Con queste preminenze un po’ di competenza dovremmo pur averla, invece siamo ancora qui, ad un millennio esatto dai primi consumi di pasta (importata dagli arabi o dai cinesi, poco importa) in Italia, a discutere sul nulla, creando solo troppa confusione nel consumatore e nel professionista della ristorazione. Ẻ recente la polemica sul grano duro importato dall’estero che non fa bene alla salute e non è controllato, scatenata da un’associazione di categoria, e puntualmente smentita dai fatti.
Polemiche che non aiutano certo nella definizione di qualità che invece, sarebbe ora, non si misurasse sul concetto del piccolo è bello o sui sapori di un tempo.
Il piccolo, molto spesso, non è in grado di sfamare un mercato ampio, non è in grado di sostenere e finanziare attività di ricerca verso una sicurezza alimentare sempre più avvertita. Non si può basare una politica dei consumi solo sui sapori di un tempo; i sapori di un tempo molto spesso corrispondevano al gusto della fame e della mortalità per malnutrizione.
Pensiamo sia venuto il momento di smetterla di demonizzare l’industria alimentare italiana, a cui comunque tutti fanno riferimento – cuochi e consumatori – portando il livello del confronto sul piano della qualità, definendone i parametri sulla base di dati oggettivi legati al benessere delle persone e non alle dimensioni aziendali.

Le cose che bisogna sapere sulla pasta
La produzione di grano italiano è insufficiente per coprire il fabbisogno del consumo di pasta in Italia, figuriamoci per affrontare i mercati esteri dove la pasta italiana è riconosciuta come uno dei punti di forza del paniere.
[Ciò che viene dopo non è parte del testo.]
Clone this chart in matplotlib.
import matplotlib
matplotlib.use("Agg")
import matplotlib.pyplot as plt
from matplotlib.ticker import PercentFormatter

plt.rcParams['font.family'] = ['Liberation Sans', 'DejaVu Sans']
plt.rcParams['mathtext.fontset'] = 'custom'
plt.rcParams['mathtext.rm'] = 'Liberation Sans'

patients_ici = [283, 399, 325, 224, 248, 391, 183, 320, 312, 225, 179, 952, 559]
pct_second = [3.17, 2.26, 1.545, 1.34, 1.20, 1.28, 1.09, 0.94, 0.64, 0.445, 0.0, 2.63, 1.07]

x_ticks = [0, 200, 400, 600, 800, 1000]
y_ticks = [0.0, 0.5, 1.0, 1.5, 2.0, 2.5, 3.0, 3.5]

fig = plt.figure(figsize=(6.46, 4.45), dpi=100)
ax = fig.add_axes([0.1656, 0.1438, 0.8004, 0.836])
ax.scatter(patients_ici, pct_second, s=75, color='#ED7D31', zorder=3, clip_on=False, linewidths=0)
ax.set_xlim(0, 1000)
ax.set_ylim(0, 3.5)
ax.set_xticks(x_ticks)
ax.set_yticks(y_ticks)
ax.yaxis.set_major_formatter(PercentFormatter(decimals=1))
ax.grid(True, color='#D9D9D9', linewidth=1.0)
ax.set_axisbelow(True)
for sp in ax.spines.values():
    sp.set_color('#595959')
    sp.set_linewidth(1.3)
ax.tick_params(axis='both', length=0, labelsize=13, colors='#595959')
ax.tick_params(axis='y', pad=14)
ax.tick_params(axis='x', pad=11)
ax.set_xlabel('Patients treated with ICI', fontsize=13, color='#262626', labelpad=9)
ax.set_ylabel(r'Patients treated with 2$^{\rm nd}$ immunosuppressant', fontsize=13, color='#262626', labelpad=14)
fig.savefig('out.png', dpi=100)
E all’estero lo sanno che il grano utilizzato non è tutto italiano, ma la testa si; siamo straordinari trasformatori, abbiamo sviluppato tecnologie all’avanguardia, siamo il paese che offre più sicurezza al mondo sotto il profilo dei controlli alimentari.
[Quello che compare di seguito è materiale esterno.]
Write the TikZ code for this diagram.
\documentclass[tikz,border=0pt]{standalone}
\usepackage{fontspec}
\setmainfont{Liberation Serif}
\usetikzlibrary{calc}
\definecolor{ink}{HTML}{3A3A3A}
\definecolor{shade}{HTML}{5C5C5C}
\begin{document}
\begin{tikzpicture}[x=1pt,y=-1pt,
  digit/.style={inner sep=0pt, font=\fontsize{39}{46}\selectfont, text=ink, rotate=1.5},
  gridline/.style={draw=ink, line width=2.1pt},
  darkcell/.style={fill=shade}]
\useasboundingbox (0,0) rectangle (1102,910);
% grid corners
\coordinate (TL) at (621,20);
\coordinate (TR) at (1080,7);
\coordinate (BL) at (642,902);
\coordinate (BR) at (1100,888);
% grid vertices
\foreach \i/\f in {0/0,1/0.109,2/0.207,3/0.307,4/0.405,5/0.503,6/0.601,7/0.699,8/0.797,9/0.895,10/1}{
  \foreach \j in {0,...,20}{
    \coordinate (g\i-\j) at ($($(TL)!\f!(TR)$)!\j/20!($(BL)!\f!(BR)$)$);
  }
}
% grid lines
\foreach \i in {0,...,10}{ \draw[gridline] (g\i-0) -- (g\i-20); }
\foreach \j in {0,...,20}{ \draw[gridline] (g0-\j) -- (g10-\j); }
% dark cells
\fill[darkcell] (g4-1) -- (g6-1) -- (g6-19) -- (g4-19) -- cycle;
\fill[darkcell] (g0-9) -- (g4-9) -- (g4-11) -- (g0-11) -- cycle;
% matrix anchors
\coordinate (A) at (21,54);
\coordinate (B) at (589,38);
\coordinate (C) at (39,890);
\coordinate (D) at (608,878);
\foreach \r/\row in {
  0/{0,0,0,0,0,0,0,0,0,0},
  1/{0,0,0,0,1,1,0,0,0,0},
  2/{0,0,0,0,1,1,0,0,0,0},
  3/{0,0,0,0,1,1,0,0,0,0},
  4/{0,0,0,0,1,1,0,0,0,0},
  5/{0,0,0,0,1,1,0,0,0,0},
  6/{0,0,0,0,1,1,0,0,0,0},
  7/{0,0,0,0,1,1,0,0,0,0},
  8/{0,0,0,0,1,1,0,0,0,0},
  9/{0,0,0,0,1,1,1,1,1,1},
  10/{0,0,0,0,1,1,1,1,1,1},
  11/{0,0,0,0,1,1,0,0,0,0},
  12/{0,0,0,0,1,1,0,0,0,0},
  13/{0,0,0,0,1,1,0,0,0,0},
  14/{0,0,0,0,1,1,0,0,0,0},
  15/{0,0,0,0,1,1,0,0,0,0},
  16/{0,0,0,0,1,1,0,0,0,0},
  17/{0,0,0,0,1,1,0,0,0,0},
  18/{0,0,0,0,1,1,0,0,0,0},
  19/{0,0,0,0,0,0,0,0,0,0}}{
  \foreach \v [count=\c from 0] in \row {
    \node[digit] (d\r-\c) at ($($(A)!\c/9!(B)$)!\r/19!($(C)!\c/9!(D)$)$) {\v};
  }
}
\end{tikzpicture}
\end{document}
Questo non significa considerare il grano italiano di scarsa qualità, semplicemente viene usato tutto e con ottimi risultati.
Alla materia prima nazionale viene perciò aggiunto, mediamente, stando ai dati del Rapporto redatto da Aidepi:
- circa 1 milione di tonnellate di duro da macina merceologicamente tra il fino e il buono mercantile che si trova in Europa e in Usa-Canada (gradi 3-4 “or better”);
- circa 750.000 tonnellate di grani duri di altissima qualità che arrivano da Francia, Usa (Arizona in particolare) Canada e Australia (se l’annata lo consente anche da altre origini, come il Messico)
I grani duri esteri più pregiati possono arrivare a costare anche il 10%-15% in più di quelli nazionali e sono sottoposti, lungo tutto il percorso di filiera produttiva e di trasporto, a controlli molto rigorosi che, se non corrispondono ai parametri definiti, ne impongono il rientro al luogo d’origine.
L’autosufficienza non è mai stata prerogativa della produzione italiana. Nel 1917 il fabbisogno di grano dall’estero copriva il 90% e alcune varietà erano considerate talmente pregiate da essere evidenziate nelle prime pubblicità: a quel tempo era il grano Taganrog, che oggi è prodotto da alcuni pastifici italiani tra i più amati dai cuochi.

Le diete gluten free
Secondo una recente indagine Doxa tre italiani su dieci scelgono una dieta priva di glutine convinti che sia un beneficio per la salute. In realtà rinunciare all’apporto di glutine, a parte ovviamente i celiaci, è debilitante per l’organismo perché vengono negate sostanze fondamentali al suo mantenimento in buona salute. Qualche tempo fa uno studioso molto rispettato mi confidò che stava scrivendo un libro sul potere del cibo, preannunciandomi che nel giro di qualche anno sarebbe scomparso il colesterolo, semplicemente perché stavano scadendo i brevetti farmaceutici e si sarebbe imposta la psicosi di nuove malattie in funzione dell’imposizione di prodotti alimentari con un valore economico aggiunto altissimo, al netto di identici costi di produzione. Se pensiamo che il volume d’affari del senza glutine è di 101 milioni di euro e una crescita del +31% nell’ultimo anno, viene da riflettere, pur nel rispetto di chi è davvero vittima della malattia.